*WRITTEN PROBLEM*.
Track down each line that has the word "this" and copy it.

*RECORDS FOR THE EXERCISE*.
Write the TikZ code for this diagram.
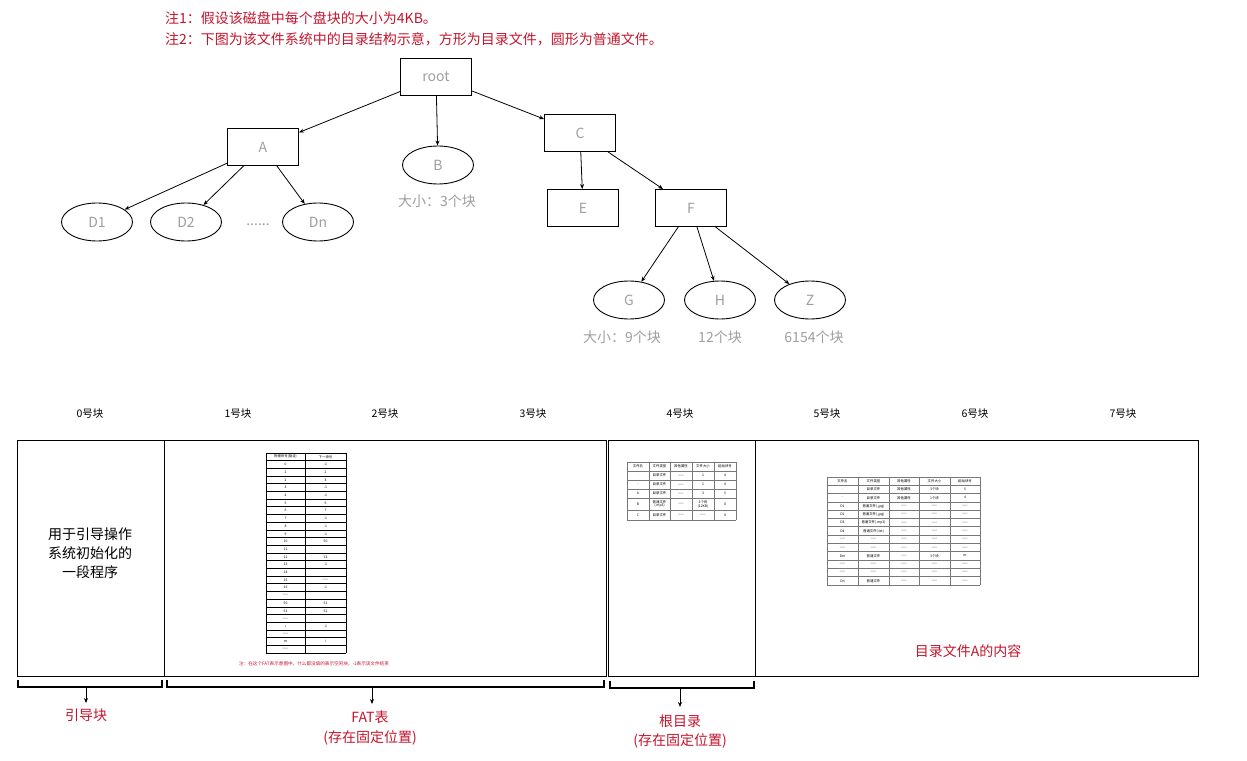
* * *
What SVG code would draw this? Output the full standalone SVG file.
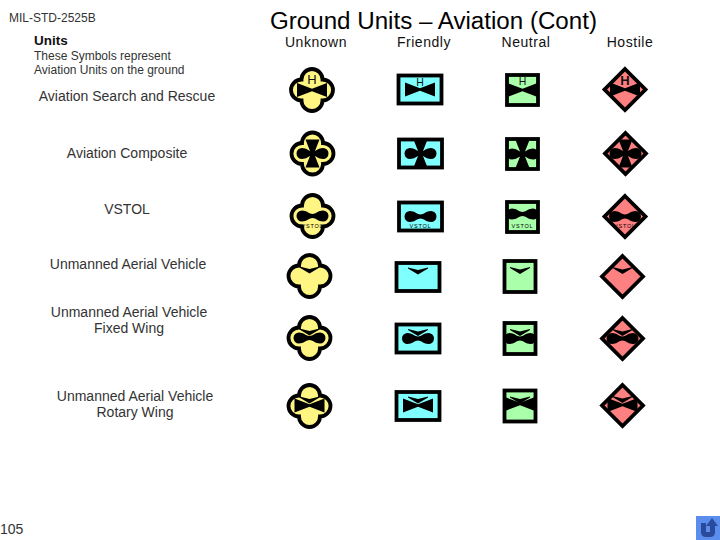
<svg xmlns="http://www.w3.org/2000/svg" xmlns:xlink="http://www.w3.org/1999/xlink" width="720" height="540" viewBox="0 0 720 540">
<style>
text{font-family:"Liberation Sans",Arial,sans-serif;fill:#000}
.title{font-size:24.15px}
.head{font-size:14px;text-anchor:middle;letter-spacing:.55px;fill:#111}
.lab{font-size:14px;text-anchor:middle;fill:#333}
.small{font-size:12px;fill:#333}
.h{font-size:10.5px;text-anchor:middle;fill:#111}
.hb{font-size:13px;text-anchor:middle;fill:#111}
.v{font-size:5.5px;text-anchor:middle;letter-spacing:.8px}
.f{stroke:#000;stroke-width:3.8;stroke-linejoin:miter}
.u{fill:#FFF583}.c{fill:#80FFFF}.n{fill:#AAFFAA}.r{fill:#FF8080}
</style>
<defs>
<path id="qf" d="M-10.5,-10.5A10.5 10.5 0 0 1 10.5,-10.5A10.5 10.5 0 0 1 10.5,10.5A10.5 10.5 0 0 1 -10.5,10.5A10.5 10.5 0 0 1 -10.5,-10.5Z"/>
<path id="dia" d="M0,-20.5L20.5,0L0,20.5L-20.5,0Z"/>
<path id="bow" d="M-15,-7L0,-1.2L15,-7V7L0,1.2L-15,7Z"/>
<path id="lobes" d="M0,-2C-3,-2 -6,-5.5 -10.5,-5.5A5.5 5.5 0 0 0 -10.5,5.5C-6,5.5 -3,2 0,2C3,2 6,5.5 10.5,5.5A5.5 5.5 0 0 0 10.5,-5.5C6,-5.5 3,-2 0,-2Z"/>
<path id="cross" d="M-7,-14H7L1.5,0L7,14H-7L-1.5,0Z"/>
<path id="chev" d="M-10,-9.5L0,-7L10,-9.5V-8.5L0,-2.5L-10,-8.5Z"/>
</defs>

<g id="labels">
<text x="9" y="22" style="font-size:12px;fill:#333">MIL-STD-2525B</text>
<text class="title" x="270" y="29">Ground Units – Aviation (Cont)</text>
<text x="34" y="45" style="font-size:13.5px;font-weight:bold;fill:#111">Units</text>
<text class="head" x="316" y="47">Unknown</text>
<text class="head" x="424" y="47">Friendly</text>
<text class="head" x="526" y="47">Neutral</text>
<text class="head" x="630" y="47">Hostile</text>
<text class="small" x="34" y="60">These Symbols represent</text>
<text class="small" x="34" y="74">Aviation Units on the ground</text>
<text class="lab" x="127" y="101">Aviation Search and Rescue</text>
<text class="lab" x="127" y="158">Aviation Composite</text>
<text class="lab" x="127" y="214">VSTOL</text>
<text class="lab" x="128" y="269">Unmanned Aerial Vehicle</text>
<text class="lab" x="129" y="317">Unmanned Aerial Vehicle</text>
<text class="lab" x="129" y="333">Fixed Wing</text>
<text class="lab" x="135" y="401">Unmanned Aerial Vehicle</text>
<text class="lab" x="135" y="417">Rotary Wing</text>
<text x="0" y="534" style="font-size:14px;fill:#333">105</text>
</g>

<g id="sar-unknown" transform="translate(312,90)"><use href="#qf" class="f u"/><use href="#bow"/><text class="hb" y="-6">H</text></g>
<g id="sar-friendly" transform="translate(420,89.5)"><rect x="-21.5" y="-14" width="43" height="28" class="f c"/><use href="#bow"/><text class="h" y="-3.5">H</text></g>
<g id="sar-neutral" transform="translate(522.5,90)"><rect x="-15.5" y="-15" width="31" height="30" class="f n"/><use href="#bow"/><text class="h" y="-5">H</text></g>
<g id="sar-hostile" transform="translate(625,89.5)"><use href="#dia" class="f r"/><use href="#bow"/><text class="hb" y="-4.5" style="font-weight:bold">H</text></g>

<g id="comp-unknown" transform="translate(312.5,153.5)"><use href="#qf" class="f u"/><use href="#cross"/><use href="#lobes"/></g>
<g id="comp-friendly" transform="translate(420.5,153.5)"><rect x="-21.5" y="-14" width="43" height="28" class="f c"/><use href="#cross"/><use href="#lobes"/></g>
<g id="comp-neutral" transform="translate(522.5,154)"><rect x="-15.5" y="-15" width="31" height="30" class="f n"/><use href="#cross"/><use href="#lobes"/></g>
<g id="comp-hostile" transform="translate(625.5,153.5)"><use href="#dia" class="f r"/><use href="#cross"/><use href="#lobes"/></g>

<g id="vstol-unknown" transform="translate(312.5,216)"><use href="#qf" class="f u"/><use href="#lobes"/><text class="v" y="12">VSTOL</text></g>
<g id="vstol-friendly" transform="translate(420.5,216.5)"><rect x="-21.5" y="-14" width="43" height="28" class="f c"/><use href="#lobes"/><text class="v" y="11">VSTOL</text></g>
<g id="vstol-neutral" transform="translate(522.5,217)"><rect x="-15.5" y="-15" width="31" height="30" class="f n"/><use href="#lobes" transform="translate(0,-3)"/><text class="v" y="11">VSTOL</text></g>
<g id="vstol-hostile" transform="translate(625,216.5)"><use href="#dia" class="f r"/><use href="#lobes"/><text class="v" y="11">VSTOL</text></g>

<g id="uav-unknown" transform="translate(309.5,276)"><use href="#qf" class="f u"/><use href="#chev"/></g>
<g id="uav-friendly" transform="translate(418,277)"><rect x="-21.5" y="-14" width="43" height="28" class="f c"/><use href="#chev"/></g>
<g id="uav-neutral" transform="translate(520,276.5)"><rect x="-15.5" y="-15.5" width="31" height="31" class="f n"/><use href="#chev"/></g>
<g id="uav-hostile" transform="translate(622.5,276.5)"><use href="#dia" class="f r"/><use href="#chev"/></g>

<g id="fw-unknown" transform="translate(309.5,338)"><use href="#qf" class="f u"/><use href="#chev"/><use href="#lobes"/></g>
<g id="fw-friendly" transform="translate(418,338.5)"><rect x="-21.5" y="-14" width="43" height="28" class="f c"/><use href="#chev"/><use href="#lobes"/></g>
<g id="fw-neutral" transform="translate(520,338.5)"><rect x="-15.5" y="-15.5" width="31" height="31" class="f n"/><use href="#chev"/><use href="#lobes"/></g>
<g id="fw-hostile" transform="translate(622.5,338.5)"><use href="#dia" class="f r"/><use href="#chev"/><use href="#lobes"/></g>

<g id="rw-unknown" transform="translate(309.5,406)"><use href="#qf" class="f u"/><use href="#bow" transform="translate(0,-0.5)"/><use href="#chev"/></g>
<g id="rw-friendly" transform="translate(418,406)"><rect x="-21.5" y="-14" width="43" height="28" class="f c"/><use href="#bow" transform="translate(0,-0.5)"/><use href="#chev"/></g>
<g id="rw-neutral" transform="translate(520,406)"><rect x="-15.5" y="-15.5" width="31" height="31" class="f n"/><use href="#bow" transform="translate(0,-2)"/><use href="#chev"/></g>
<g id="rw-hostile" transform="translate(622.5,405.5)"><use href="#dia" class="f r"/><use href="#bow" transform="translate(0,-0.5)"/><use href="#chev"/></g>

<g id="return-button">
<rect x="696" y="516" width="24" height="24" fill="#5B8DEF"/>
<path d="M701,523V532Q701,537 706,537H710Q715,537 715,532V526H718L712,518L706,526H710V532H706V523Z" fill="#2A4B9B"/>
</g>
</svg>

*EXPECTED ANSWER*.
Write the TikZ code for this diagram.
What SVG code would draw this? Output the full standalone SVG file.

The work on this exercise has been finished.